Uns meses depois, quando estou explodindo de ódio, depois que li diversas manifestações xenofóbicas contra o Nordeste depois do primeiro turno das eleições, escrevi um desabafo ainda bem educado no Facebook. A primeira história se manifestou. Parece que lhe doeu que os seus pensassem assim e quis manifestar textualmente que não engrossava aquele coro. Um susto. Como quebrou um silêncio de cinco anos? Naquela mesma hora, conversamos longamente e eu, finalmente, pude pedir o perdão que estava entalado na garganta e travado entre os dedos durante tanto tempo. Aquilo refrescou a minha alma como um banho de chuva correndo, porque eu já tinha desistido de qualquer possibilidade de aproximação há muitos anos e aceitado que essa era uma das vergonhas que eu fiz e que tinha me custado um amigo, antes de qualquer coisa. Apesar de ter sofrido bastante por isso, à época, também já havia deixado de sofrer, porque entendi que não sumi do dia pra noite por ser alguém má. O que eu tinha era muito mais pesado e eu não pude dar conta desse peso. Uma coisa que eu me martirizei muito (porque, né? Eu não sou filha da puta), mas serviu pra nunca mais fazer isso de novo. Era melhor ser honesta e sentir um pequeno desconforto do que um mundo de sofrimento por uma mentira ou silenciamento.
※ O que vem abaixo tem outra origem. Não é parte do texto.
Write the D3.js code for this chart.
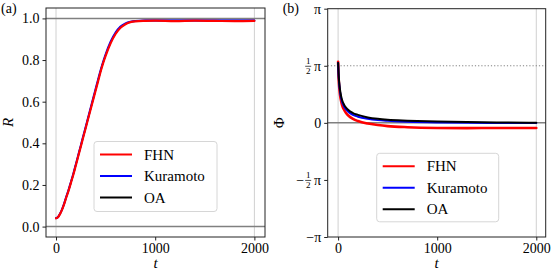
<!DOCTYPE html>
<html>
<head>
<meta charset="utf-8">
<script src="https://cdn.jsdelivr.net/npm/d3@7"></script>
<style>
  body { margin: 0; background: #fff; }
  svg { display: block; font-family: "Liberation Serif", "DejaVu Serif", serif; }
  .tick text { font-size: 14px; fill: #000; font-family: "Liberation Serif", "DejaVu Serif", serif; }
  .domain { display: none; }
</style>
</head>
<body>
<svg id="chart" width="555" height="278"></svg>
<script>
// (a) order parameter R(t)
const tA = [0, 20, 40, 60, 80, 100, 125, 150, 175, 200, 225, 250, 275, 300, 325, 350, 375, 400, 425, 450, 475, 500, 550, 600, 650, 700, 750, 800, 900, 1000, 1200, 1400, 1600, 1800, 2000]
const rFHN = [0.04, 0.045, 0.06, 0.08, 0.105, 0.135, 0.17, 0.21, 0.25, 0.295, 0.34, 0.385, 0.43, 0.475, 0.52, 0.565, 0.61, 0.655, 0.70, 0.745, 0.785, 0.82, 0.88, 0.925, 0.955, 0.972, 0.982, 0.986, 0.988, 0.989, 0.987, 0.989, 0.988, 0.987, 0.988]
const rKur = [0.04, 0.046, 0.062, 0.082, 0.108, 0.138, 0.174, 0.214, 0.255, 0.30, 0.345, 0.39, 0.436, 0.481, 0.527, 0.572, 0.618, 0.663, 0.708, 0.752, 0.792, 0.828, 0.888, 0.932, 0.961, 0.976, 0.984, 0.988, 0.99, 0.99, 0.99, 0.99, 0.99, 0.99, 0.99]
const rOA = [0.04, 0.046, 0.061, 0.081, 0.106, 0.136, 0.172, 0.212, 0.252, 0.297, 0.342, 0.387, 0.432, 0.477, 0.523, 0.568, 0.613, 0.658, 0.703, 0.748, 0.788, 0.823, 0.883, 0.928, 0.958, 0.974, 0.983, 0.987, 0.99, 0.99, 0.99, 0.99, 0.99, 0.99, 0.99]

// (b) mean phase Phi(t)
const tB = [0, 5, 10, 20, 30, 40, 60, 80, 100, 150, 200, 300, 400, 500, 700, 1000, 1300, 1600, 2000]
const pFHN = [1.68, 1.25, 1.02, 0.76, 0.60, 0.49, 0.36, 0.27, 0.21, 0.11, 0.05, -0.02, -0.06, -0.09, -0.12, -0.14, -0.145, -0.14, -0.14]
const pKur = [1.65, 1.30, 1.10, 0.85, 0.69, 0.58, 0.45, 0.37, 0.31, 0.22, 0.17, 0.11, 0.075, 0.055, 0.03, 0.01, 0.0, -0.003, -0.005]
const pOA = [1.65, 1.35, 1.15, 0.90, 0.74, 0.63, 0.50, 0.42, 0.36, 0.27, 0.22, 0.15, 0.11, 0.085, 0.06, 0.035, 0.02, 0.01, 0.005]

const seriesNames = ['FHN', 'Kuramoto', 'OA']
const seriesColors = ['#ff0000', '#0000ff', '#000000']
const xTicks = [0, 1000, 2000]
const yTicksA = [0, 0.2, 0.4, 0.6, 0.8, 1.0]
const yTicksB = [-Math.PI, -Math.PI / 2, 0, Math.PI / 2, Math.PI]

const svg = d3.select('#chart')

function plotPanel({ left, right, top, bottom, xDomain, yDomain, yTicks, yFormat, tag, ylab, t, series, hlines, legendBox }) {
	const g = svg.append('g')
	const x = d3.scaleLinear().domain(xDomain).range([left, right])
	const y = d3.scaleLinear().domain(yDomain).range([bottom, top])

	// light vertical guides at t=0 and t=2000
	g.selectAll('line.vguide').data([0, 2000]).join('line').attr('class', 'vguide')
	 .attr('x1', d => x(d)).attr('x2', d => x(d)).attr('y1', top).attr('y2', bottom)
	 .attr('stroke', '#d0d0d0').attr('stroke-width', 1)

	hlines.forEach(h => {
		g.append('line').attr('x1', left).attr('x2', right).attr('y1', y(h.v)).attr('y2', y(h.v))
		 .attr('stroke', h.color).attr('stroke-width', h.w).attr('stroke-dasharray', h.dash || null)
	})

	const line = d3.line().x((d, i) => x(t[i])).y(d => y(d)).curve(d3.curveMonotoneX)
	series.forEach(s => {
		g.append('path').datum(s.values).attr('d', line)
		 .attr('fill', 'none').attr('stroke', s.color).attr('stroke-width', s.w)
		 .attr('stroke-linejoin', 'round').attr('stroke-linecap', 'round')
	})

	g.append('rect').attr('x', left).attr('y', top).attr('width', right - left).attr('height', bottom - top)
	 .attr('fill', 'none').attr('stroke', '#222').attr('stroke-width', 1)

	g.append('g').attr('transform', `translate(0,${bottom})`)
	 .call(d3.axisBottom(x).tickValues(xTicks).tickSize(3.5).tickPadding(3).tickFormat(d3.format('d')))
	 .attr('font-family', null).attr('font-size', null)
	 .call(a => a.selectAll('.tick line').attr('stroke', '#222'))

	const ay = g.append('g').attr('transform', `translate(${left},0)`)
	 .call(d3.axisLeft(y).tickValues(yTicks).tickSize(3.5).tickPadding(3).tickFormat(yFormat))
	 .attr('font-family', null).attr('font-size', null)
	 .call(a => a.selectAll('.tick line').attr('stroke', '#222'))

	g.append('text').text(tag).attr('x', left - 45).attr('y', 13).style('font-size', '14px')
	g.append('text').text('t').attr('x', (left + right) / 2).attr('y', 268)
	 .attr('text-anchor', 'middle').style('font-size', '15px').style('font-style', 'italic')
	g.append('text').text(ylab.text).attr('transform', `translate(${ylab.x},${(top + bottom) / 2}) rotate(-90)`)
	 .attr('text-anchor', 'middle').style('font-size', '15px').style('font-style', ylab.italic ? 'italic' : 'normal')

	// legend
	const lg = g.append('g').attr('transform', `translate(${legendBox.x},${legendBox.y})`)
	lg.append('rect').attr('width', legendBox.w).attr('height', legendBox.h).attr('rx', 3)
	 .attr('fill', 'white').attr('fill-opacity', 0.8).attr('stroke', '#d6d6d6').attr('stroke-width', 1)
	seriesNames.forEach((name, i) => {
		const yy = 13 + i * 21.5
		lg.append('line').attr('x1', 6).attr('x2', 38).attr('y1', yy).attr('y2', yy)
		 .attr('stroke', seriesColors[i]).attr('stroke-width', 2)
		lg.append('text').text(name).attr('x', 50).attr('y', yy + 5).style('font-size', '15px')
	})
	return ay
}

plotPanel({
	left: 46, right: 265, top: 8, bottom: 237,
	xDomain: [-101, 2107], yDomain: [-0.05, 1.05],
	yTicks: yTicksA, yFormat: d3.format('.1f'),
	tag: '(a)', ylab: { text: 'R', x: 13, italic: true },
	t: tA,
	series: [
		{ values: rOA, color: seriesColors[2], w: 1.5 },
		{ values: rKur, color: seriesColors[1], w: 2 },
		{ values: rFHN, color: seriesColors[0], w: 2.2 },
	],
	hlines: [{ v: 1, color: '#808080', w: 1.5 }, { v: 0, color: '#808080', w: 1.5 }],
	legendBox: { x: 94, y: 141.5, w: 123, h: 70 },
})

const piLabel = d => {
	if (Math.abs(d) < 1e-9) return '0'
	if (Math.abs(Math.abs(d) - Math.PI) < 1e-9) return (d < 0 ? '\u2212' : '') + 'π'
	return ''
}
const ayB = plotPanel({
	left: 327.7, right: 545.7, top: 8.7, bottom: 237,
	xDomain: [-105, 2095], yDomain: [-Math.PI, Math.PI],
	yTicks: yTicksB, yFormat: piLabel,
	tag: '(b)', ylab: { text: 'Φ', x: 284, italic: false },
	t: tB,
	series: [
		{ values: pFHN, color: seriesColors[0], w: 2.6 },
		{ values: pKur, color: seriesColors[1], w: 2 },
		{ values: pOA, color: seriesColors[2], w: 2 },
	],
	hlines: [{ v: 0, color: '#808080', w: 1.5 }, { v: Math.PI / 2, color: '#808080', w: 1, dash: '1.2,2' }],
	legendBox: { x: 376.7, y: 153.3, w: 122, h: 68.5 },
})

// fraction labels for +-1/2 pi
ayB.selectAll('.tick').filter(d => Math.abs(Math.abs(d) - Math.PI / 2) < 1e-9).each(function (d) {
	const tk = d3.select(this)
	tk.append('text').text('π').attr('x', -6.5).attr('dy', '0.32em').attr('text-anchor', 'end')
	 .style('font-size', '14px')
	tk.append('text').text('1').attr('x', -19.5).attr('y', -2).attr('text-anchor', 'middle').style('font-size', '9px')
	tk.append('line').attr('x1', -22.5).attr('x2', -16.5).attr('y1', 0).attr('y2', 0).attr('stroke', '#000').attr('stroke-width', 0.7)
	tk.append('text').text('2').attr('x', -19.5).attr('y', 8).attr('text-anchor', 'middle').style('font-size', '9px')
	if (d < 0) tk.append('text').text('\u2212').attr('x', -23.5).attr('dy', '0.32em').attr('text-anchor', 'end').style('font-size', '14px')
})
</script>
</body>
</html>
Um amigo recuperado quando não se havia mais esperança e outro que ganhou o desejo de que seja feliz. Bagagem pesadas jogadas fora do meu coração, já tão cheio de coisa... Tá abarrotado ainda. Têm, ainda, monte de perdão pra dar, outros montes a receber. Vou deixando mais leve aqui, pra que fique cabendo só o que interessa. Desses perdões, indo e vindo de surpresa, eu só pude ser grata.
PS.: Que o moço tenha paz. Que o seu espírito descanse. Que ache refúgios pro coração pesado. Que pare de doer o que quer que esteja doendo. Que sinta o meu abraço apertado.